**Aim**. Reproduce the listing word for word. Skip any image.

══════

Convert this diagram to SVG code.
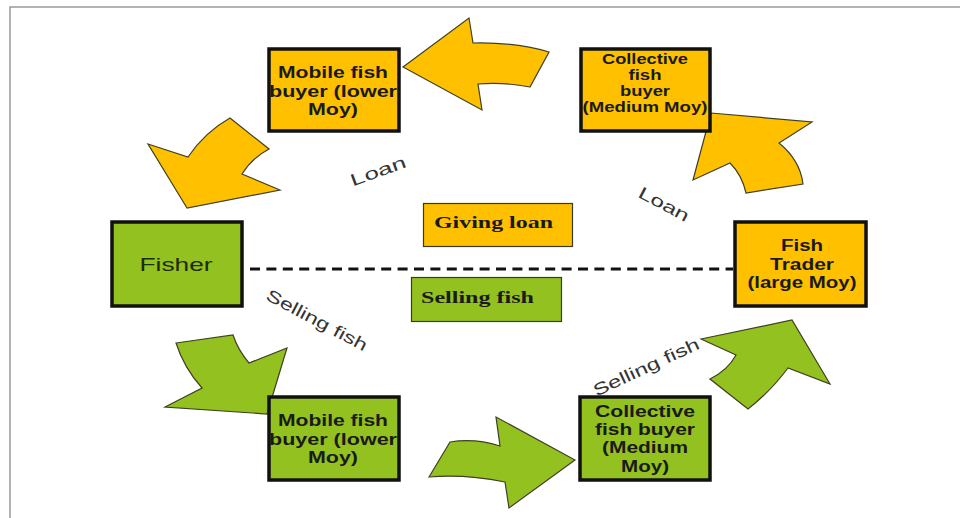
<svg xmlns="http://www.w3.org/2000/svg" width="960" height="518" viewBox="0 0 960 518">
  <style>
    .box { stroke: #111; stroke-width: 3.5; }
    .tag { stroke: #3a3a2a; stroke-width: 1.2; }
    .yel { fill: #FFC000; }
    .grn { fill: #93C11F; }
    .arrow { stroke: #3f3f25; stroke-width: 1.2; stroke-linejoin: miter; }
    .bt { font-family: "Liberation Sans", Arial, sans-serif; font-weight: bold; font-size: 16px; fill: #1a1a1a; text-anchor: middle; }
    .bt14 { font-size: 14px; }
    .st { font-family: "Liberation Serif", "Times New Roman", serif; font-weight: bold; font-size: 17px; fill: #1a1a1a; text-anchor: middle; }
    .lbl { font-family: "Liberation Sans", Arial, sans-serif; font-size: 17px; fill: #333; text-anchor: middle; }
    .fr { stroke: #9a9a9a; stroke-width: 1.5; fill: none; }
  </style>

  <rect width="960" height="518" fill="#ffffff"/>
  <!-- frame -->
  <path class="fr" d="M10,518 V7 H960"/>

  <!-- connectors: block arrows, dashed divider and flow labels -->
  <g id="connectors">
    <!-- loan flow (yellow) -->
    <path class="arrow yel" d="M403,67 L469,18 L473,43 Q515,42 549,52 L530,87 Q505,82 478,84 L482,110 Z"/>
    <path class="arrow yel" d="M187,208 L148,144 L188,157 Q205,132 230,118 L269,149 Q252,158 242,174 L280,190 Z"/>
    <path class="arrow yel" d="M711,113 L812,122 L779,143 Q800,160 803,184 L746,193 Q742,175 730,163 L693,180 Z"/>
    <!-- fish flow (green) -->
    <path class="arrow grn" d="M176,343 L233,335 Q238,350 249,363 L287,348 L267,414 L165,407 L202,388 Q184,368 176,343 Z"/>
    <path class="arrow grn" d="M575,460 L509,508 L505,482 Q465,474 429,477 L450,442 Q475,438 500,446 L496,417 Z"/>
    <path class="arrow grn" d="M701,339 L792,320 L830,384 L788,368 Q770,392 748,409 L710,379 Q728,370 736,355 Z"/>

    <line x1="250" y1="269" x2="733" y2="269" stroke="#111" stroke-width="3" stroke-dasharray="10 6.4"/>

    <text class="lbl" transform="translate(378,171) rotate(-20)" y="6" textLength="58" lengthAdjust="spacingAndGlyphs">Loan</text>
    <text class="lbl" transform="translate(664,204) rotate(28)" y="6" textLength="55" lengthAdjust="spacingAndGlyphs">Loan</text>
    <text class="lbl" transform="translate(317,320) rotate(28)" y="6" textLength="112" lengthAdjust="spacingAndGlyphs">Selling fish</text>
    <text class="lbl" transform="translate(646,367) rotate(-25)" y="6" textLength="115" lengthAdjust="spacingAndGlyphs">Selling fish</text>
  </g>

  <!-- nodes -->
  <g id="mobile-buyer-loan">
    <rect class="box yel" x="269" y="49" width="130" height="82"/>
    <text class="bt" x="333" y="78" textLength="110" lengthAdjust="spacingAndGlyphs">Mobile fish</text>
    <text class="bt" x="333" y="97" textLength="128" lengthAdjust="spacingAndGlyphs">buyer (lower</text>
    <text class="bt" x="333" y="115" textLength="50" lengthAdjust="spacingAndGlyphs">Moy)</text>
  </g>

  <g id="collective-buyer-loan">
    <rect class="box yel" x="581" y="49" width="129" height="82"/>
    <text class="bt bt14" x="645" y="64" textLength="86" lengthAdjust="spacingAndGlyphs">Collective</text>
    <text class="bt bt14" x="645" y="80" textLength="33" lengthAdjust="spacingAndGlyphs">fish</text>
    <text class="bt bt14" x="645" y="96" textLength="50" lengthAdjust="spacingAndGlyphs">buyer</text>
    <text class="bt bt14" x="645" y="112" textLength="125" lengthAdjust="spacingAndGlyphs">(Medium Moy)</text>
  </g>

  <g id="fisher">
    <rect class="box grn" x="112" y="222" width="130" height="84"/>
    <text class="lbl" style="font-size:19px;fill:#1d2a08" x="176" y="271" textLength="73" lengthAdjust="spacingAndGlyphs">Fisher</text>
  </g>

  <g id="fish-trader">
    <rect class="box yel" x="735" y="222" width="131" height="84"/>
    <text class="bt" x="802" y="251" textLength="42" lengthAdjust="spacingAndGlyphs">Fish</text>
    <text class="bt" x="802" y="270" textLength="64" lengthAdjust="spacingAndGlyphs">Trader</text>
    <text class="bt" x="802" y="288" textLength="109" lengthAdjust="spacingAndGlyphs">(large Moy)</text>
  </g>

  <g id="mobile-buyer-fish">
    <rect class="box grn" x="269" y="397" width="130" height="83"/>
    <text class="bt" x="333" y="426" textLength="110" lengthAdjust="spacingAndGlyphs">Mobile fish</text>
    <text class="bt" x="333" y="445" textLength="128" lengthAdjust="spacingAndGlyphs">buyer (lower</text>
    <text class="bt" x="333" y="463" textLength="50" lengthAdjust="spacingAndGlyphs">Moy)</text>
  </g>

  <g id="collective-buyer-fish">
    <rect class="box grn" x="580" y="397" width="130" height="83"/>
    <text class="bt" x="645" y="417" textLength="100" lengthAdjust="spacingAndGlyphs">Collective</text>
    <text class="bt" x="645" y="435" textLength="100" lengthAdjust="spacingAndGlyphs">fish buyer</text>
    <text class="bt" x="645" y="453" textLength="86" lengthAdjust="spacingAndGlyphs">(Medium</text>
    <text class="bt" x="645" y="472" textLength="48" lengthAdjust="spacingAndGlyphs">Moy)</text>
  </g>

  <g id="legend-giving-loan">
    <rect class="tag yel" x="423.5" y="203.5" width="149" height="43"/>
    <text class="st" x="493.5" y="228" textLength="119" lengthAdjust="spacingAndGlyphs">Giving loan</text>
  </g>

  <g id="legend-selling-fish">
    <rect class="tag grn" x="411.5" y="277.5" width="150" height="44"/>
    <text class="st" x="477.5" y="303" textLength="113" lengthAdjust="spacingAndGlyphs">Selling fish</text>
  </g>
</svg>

══════

**In response**.
Convert this diagram to SVG code.
<svg xmlns="http://www.w3.org/2000/svg" width="960" height="518" viewBox="0 0 960 518">
  <style>
    .box { stroke: #111; stroke-width: 3.5; }
    .tag { stroke: #3a3a2a; stroke-width: 1.2; }
    .yel { fill: #FFC000; }
    .grn { fill: #93C11F; }
    .arrow { stroke: #3f3f25; stroke-width: 1.2; stroke-linejoin: miter; }
    .bt { font-family: "Liberation Sans", Arial, sans-serif; font-weight: bold; font-size: 16px; fill: #1a1a1a; text-anchor: middle; }
    .bt14 { font-size: 14px; }
    .st { font-family: "Liberation Serif", "Times New Roman", serif; font-weight: bold; font-size: 17px; fill: #1a1a1a; text-anchor: middle; }
    .lbl { font-family: "Liberation Sans", Arial, sans-serif; font-size: 17px; fill: #333; text-anchor: middle; }
    .fr { stroke: #9a9a9a; stroke-width: 1.5; fill: none; }
  </style>

  <rect width="960" height="518" fill="#ffffff"/>
  <!-- frame -->
  <path class="fr" d="M10,518 V7 H960"/>

  <!-- connectors: block arrows, dashed divider and flow labels -->
  <g id="connectors">
    <!-- loan flow (yellow) -->
    <path class="arrow yel" d="M403,67 L469,18 L473,43 Q515,42 549,52 L530,87 Q505,82 478,84 L482,110 Z"/>
    <path class="arrow yel" d="M187,208 L148,144 L188,157 Q205,132 230,118 L269,149 Q252,158 242,174 L280,190 Z"/>
    <path class="arrow yel" d="M711,113 L812,122 L779,143 Q800,160 803,184 L746,193 Q742,175 730,163 L693,180 Z"/>
    <!-- fish flow (green) -->
    <path class="arrow grn" d="M176,343 L233,335 Q238,350 249,363 L287,348 L267,414 L165,407 L202,388 Q184,368 176,343 Z"/>
    <path class="arrow grn" d="M575,460 L509,508 L505,482 Q465,474 429,477 L450,442 Q475,438 500,446 L496,417 Z"/>
    <path class="arrow grn" d="M701,339 L792,320 L830,384 L788,368 Q770,392 748,409 L710,379 Q728,370 736,355 Z"/>

    <line x1="250" y1="269" x2="733" y2="269" stroke="#111" stroke-width="3" stroke-dasharray="10 6.4"/>

    <text class="lbl" transform="translate(378,171) rotate(-20)" y="6" textLength="58" lengthAdjust="spacingAndGlyphs">Loan</text>
    <text class="lbl" transform="translate(664,204) rotate(28)" y="6" textLength="55" lengthAdjust="spacingAndGlyphs">Loan</text>
    <text class="lbl" transform="translate(317,320) rotate(28)" y="6" textLength="112" lengthAdjust="spacingAndGlyphs">Selling fish</text>
    <text class="lbl" transform="translate(646,367) rotate(-25)" y="6" textLength="115" lengthAdjust="spacingAndGlyphs">Selling fish</text>
  </g>

  <!-- nodes -->
  <g id="mobile-buyer-loan">
    <rect class="box yel" x="269" y="49" width="130" height="82"/>
    <text class="bt" x="333" y="78" textLength="110" lengthAdjust="spacingAndGlyphs">Mobile fish</text>
    <text class="bt" x="333" y="97" textLength="128" lengthAdjust="spacingAndGlyphs">buyer (lower</text>
    <text class="bt" x="333" y="115" textLength="50" lengthAdjust="spacingAndGlyphs">Moy)</text>
  </g>

  <g id="collective-buyer-loan">
    <rect class="box yel" x="581" y="49" width="129" height="82"/>
    <text class="bt bt14" x="645" y="64" textLength="86" lengthAdjust="spacingAndGlyphs">Collective</text>
    <text class="bt bt14" x="645" y="80" textLength="33" lengthAdjust="spacingAndGlyphs">fish</text>
    <text class="bt bt14" x="645" y="96" textLength="50" lengthAdjust="spacingAndGlyphs">buyer</text>
    <text class="bt bt14" x="645" y="112" textLength="125" lengthAdjust="spacingAndGlyphs">(Medium Moy)</text>
  </g>

  <g id="fisher">
    <rect class="box grn" x="112" y="222" width="130" height="84"/>
    <text class="lbl" style="font-size:19px;fill:#1d2a08" x="176" y="271" textLength="73" lengthAdjust="spacingAndGlyphs">Fisher</text>
  </g>

  <g id="fish-trader">
    <rect class="box yel" x="735" y="222" width="131" height="84"/>
    <text class="bt" x="802" y="251" textLength="42" lengthAdjust="spacingAndGlyphs">Fish</text>
    <text class="bt" x="802" y="270" textLength="64" lengthAdjust="spacingAndGlyphs">Trader</text>
    <text class="bt" x="802" y="288" textLength="109" lengthAdjust="spacingAndGlyphs">(large Moy)</text>
  </g>

  <g id="mobile-buyer-fish">
    <rect class="box grn" x="269" y="397" width="130" height="83"/>
    <text class="bt" x="333" y="426" textLength="110" lengthAdjust="spacingAndGlyphs">Mobile fish</text>
    <text class="bt" x="333" y="445" textLength="128" lengthAdjust="spacingAndGlyphs">buyer (lower</text>
    <text class="bt" x="333" y="463" textLength="50" lengthAdjust="spacingAndGlyphs">Moy)</text>
  </g>

  <g id="collective-buyer-fish">
    <rect class="box grn" x="580" y="397" width="130" height="83"/>
    <text class="bt" x="645" y="417" textLength="100" lengthAdjust="spacingAndGlyphs">Collective</text>
    <text class="bt" x="645" y="435" textLength="100" lengthAdjust="spacingAndGlyphs">fish buyer</text>
    <text class="bt" x="645" y="453" textLength="86" lengthAdjust="spacingAndGlyphs">(Medium</text>
    <text class="bt" x="645" y="472" textLength="48" lengthAdjust="spacingAndGlyphs">Moy)</text>
  </g>

  <g id="legend-giving-loan">
    <rect class="tag yel" x="423.5" y="203.5" width="149" height="43"/>
    <text class="st" x="493.5" y="228" textLength="119" lengthAdjust="spacingAndGlyphs">Giving loan</text>
  </g>

  <g id="legend-selling-fish">
    <rect class="tag grn" x="411.5" y="277.5" width="150" height="44"/>
    <text class="st" x="477.5" y="303" textLength="113" lengthAdjust="spacingAndGlyphs">Selling fish</text>
  </g>
</svg>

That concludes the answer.